[Stated problem] Your task is to retype the lines between the line with "Reproduce this chart" and the line with "const height = 538;", inclusive. Copy no pictures and no other lines.

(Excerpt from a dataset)
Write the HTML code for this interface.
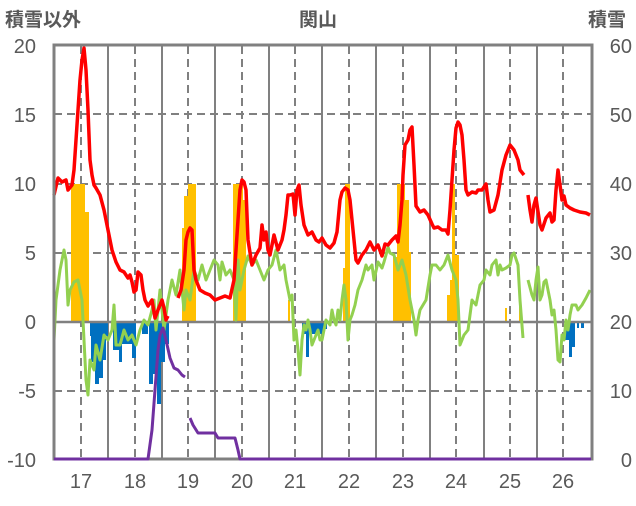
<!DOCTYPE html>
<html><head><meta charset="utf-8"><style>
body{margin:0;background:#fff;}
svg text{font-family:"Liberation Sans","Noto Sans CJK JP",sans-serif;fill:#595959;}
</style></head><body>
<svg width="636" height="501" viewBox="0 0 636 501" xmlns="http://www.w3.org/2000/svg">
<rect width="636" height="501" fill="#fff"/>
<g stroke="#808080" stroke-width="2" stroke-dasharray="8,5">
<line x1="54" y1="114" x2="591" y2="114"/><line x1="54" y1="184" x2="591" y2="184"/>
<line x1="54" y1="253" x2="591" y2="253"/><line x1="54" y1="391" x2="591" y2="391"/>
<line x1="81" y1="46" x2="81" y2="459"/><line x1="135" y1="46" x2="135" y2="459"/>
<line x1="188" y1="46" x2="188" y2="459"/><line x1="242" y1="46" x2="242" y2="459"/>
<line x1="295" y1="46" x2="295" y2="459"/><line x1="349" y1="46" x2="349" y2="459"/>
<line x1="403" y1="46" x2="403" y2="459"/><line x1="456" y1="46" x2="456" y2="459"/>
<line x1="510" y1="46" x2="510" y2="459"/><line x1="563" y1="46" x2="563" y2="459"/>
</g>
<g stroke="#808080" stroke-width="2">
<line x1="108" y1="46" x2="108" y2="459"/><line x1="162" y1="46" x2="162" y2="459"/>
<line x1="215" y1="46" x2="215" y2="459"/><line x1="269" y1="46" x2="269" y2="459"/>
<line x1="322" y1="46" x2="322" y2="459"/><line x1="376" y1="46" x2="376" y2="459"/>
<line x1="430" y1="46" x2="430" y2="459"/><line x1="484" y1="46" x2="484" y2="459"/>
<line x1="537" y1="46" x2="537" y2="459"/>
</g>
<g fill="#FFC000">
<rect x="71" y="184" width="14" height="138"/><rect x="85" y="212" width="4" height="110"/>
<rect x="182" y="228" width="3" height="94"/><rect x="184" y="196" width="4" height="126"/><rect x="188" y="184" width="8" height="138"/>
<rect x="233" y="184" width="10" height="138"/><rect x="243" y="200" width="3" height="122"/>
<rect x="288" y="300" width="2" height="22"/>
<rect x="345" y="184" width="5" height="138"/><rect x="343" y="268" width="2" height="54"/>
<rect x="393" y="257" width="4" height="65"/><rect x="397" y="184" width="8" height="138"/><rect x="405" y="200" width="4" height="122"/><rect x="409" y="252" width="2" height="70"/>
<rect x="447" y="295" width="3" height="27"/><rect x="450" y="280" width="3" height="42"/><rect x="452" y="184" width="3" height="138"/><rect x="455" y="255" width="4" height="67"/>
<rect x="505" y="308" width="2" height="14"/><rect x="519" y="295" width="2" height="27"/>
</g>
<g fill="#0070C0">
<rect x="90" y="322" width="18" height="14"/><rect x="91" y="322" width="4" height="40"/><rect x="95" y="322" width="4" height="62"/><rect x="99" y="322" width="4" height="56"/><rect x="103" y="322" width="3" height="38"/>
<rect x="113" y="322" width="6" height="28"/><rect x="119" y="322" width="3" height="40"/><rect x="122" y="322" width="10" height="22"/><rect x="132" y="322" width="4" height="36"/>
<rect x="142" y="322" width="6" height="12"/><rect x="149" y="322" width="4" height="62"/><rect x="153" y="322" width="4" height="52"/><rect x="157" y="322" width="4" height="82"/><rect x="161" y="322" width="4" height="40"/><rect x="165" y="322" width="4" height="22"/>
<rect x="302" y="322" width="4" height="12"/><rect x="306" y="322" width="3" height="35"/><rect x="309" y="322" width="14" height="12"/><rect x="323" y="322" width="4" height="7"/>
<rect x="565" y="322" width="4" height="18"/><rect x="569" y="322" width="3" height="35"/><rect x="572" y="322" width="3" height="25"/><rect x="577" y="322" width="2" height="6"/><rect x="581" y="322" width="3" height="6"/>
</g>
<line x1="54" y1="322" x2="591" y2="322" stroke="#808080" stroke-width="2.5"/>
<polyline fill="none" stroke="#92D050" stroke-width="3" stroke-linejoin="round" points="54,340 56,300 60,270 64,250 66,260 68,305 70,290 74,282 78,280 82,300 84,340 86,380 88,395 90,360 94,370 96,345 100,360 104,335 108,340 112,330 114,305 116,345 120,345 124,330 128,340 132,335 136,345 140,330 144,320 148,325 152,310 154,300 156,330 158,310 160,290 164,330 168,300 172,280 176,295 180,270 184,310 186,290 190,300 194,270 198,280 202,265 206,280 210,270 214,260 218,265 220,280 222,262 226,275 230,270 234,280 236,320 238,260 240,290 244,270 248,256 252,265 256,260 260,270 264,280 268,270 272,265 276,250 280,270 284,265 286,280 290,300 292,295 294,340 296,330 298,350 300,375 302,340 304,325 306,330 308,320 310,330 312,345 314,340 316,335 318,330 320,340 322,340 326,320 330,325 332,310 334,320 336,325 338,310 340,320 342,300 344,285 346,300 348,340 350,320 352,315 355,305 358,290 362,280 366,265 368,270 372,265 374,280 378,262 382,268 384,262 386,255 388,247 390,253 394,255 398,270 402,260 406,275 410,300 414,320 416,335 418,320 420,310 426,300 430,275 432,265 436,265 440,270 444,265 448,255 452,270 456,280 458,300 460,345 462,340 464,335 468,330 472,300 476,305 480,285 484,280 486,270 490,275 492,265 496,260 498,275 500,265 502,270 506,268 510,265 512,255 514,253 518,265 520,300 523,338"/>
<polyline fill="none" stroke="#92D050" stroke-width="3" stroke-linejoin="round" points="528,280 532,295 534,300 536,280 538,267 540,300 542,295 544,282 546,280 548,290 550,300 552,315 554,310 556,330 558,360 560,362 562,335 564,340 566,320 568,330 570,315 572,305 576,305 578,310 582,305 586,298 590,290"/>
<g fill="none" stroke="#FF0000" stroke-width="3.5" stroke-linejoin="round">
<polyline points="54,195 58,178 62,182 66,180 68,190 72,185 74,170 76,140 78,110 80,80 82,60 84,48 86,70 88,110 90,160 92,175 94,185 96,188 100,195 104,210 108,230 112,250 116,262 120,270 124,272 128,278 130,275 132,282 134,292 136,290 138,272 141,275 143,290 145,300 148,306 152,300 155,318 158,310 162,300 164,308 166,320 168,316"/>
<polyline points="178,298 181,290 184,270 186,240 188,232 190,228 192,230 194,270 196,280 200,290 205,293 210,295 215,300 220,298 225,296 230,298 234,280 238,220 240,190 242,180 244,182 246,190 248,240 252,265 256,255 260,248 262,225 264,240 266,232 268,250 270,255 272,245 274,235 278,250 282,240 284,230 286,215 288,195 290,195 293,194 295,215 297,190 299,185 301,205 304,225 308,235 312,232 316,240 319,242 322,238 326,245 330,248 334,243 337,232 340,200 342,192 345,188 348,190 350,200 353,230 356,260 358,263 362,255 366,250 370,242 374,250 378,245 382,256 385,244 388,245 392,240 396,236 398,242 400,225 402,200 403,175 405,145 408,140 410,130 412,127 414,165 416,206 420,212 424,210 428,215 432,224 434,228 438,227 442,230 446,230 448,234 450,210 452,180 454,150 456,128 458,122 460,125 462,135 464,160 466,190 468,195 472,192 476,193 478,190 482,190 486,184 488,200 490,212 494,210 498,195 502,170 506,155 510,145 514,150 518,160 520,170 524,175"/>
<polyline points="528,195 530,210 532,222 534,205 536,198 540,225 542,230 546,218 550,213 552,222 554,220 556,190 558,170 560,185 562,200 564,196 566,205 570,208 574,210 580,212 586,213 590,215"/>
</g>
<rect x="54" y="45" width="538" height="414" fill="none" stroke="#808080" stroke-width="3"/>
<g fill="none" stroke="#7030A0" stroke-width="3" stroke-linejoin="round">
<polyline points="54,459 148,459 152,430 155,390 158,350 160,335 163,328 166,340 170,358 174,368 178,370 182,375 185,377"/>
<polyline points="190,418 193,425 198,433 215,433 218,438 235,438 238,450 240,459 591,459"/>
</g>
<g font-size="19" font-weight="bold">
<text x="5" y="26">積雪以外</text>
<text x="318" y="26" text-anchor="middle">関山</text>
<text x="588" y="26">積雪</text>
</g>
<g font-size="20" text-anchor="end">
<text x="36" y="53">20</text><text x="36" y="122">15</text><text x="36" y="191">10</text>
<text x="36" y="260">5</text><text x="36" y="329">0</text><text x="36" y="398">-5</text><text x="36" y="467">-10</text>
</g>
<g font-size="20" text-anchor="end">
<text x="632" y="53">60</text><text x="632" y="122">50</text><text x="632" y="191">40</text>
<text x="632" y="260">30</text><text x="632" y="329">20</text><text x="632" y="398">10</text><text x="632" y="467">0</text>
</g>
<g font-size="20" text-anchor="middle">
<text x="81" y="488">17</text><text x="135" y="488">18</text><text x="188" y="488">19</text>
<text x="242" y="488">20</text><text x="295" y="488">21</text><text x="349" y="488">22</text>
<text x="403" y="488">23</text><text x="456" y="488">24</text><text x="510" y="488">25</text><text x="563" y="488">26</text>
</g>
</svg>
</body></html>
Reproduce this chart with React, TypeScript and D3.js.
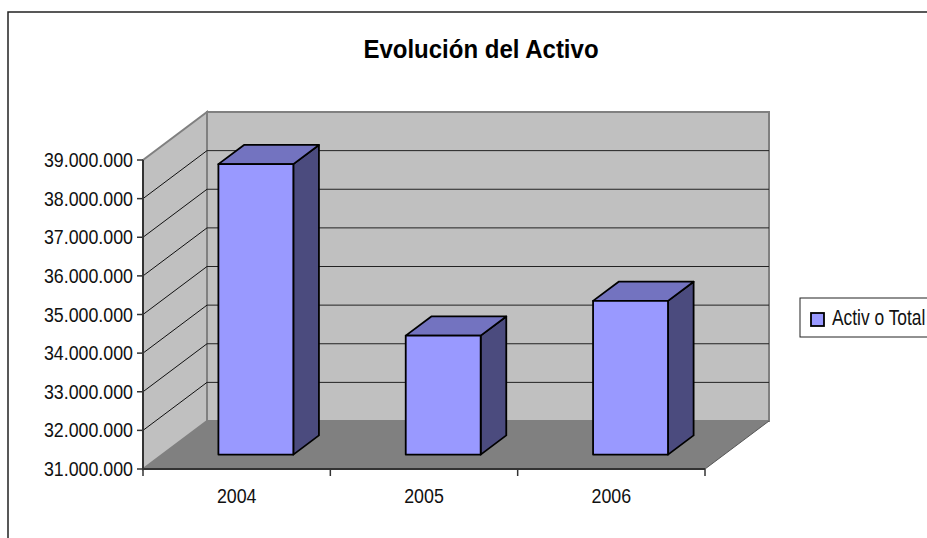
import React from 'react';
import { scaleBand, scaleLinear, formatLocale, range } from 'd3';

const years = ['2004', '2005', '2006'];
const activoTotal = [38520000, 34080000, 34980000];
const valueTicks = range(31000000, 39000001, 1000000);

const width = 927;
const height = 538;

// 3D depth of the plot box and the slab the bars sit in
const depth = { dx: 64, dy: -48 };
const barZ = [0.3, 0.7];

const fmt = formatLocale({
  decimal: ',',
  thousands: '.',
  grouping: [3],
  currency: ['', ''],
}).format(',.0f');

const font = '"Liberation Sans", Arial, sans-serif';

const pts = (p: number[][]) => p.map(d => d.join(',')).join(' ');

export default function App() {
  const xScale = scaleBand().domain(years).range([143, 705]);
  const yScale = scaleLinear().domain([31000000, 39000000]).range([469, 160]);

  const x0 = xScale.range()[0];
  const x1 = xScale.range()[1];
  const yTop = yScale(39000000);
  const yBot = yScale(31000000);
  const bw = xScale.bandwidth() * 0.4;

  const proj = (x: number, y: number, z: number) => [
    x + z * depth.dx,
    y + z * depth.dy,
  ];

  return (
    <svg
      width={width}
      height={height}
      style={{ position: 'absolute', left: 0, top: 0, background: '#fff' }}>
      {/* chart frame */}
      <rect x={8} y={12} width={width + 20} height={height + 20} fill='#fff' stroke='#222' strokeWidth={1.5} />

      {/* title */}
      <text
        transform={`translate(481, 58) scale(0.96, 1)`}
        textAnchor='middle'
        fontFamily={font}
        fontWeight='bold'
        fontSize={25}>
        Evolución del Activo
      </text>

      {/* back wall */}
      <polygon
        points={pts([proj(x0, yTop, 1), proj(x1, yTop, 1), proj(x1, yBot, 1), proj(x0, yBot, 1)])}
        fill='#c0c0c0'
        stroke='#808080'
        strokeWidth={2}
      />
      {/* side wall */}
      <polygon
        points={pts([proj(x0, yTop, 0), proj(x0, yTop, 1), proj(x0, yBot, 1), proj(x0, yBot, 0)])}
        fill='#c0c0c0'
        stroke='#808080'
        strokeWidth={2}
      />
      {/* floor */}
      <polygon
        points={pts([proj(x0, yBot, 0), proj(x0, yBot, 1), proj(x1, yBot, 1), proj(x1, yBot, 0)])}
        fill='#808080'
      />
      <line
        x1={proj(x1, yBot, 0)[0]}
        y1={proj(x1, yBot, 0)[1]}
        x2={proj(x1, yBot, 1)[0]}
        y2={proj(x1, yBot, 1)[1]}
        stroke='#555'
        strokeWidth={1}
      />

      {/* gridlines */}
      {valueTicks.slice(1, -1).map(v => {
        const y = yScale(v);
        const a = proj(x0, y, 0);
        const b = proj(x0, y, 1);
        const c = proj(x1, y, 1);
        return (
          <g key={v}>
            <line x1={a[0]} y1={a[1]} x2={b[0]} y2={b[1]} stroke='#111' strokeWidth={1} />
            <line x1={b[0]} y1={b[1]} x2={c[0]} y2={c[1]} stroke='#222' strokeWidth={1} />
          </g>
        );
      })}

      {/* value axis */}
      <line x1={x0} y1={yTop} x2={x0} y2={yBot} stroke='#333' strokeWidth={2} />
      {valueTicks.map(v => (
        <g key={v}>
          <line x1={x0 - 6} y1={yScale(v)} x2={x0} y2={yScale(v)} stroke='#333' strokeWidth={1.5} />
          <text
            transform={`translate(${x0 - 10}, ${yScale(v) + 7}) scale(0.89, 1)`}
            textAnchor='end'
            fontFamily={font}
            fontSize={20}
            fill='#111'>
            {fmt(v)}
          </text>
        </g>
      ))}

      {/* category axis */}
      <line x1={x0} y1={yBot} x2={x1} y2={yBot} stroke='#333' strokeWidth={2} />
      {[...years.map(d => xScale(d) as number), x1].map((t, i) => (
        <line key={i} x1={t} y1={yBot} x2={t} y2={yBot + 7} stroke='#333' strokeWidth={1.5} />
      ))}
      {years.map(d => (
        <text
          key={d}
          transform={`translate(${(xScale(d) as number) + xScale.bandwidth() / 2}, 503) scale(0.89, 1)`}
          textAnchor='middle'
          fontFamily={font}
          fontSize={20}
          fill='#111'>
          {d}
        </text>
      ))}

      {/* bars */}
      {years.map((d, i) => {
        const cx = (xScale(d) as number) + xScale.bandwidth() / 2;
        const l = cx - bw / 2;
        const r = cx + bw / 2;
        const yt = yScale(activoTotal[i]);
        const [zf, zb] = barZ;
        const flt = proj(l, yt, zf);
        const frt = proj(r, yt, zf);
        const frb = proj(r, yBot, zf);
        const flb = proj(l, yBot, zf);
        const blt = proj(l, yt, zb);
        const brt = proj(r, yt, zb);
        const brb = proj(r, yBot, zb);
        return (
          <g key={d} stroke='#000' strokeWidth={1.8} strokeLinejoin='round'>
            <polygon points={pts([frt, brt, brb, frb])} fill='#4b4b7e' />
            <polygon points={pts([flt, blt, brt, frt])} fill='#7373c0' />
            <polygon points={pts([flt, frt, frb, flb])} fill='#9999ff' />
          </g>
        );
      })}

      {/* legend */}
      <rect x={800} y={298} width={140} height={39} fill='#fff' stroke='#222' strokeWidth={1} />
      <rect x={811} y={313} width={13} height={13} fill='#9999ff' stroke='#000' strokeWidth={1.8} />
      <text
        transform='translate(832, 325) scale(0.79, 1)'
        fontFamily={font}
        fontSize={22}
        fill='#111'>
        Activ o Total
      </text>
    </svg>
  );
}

[Written response]
Reproduce this chart with React, TypeScript and D3.js.
import React from 'react';
import { scaleBand, scaleLinear, formatLocale, range } from 'd3';

const years = ['2004', '2005', '2006'];
const activoTotal = [38520000, 34080000, 34980000];
const valueTicks = range(31000000, 39000001, 1000000);

const width = 927;
const height = 538;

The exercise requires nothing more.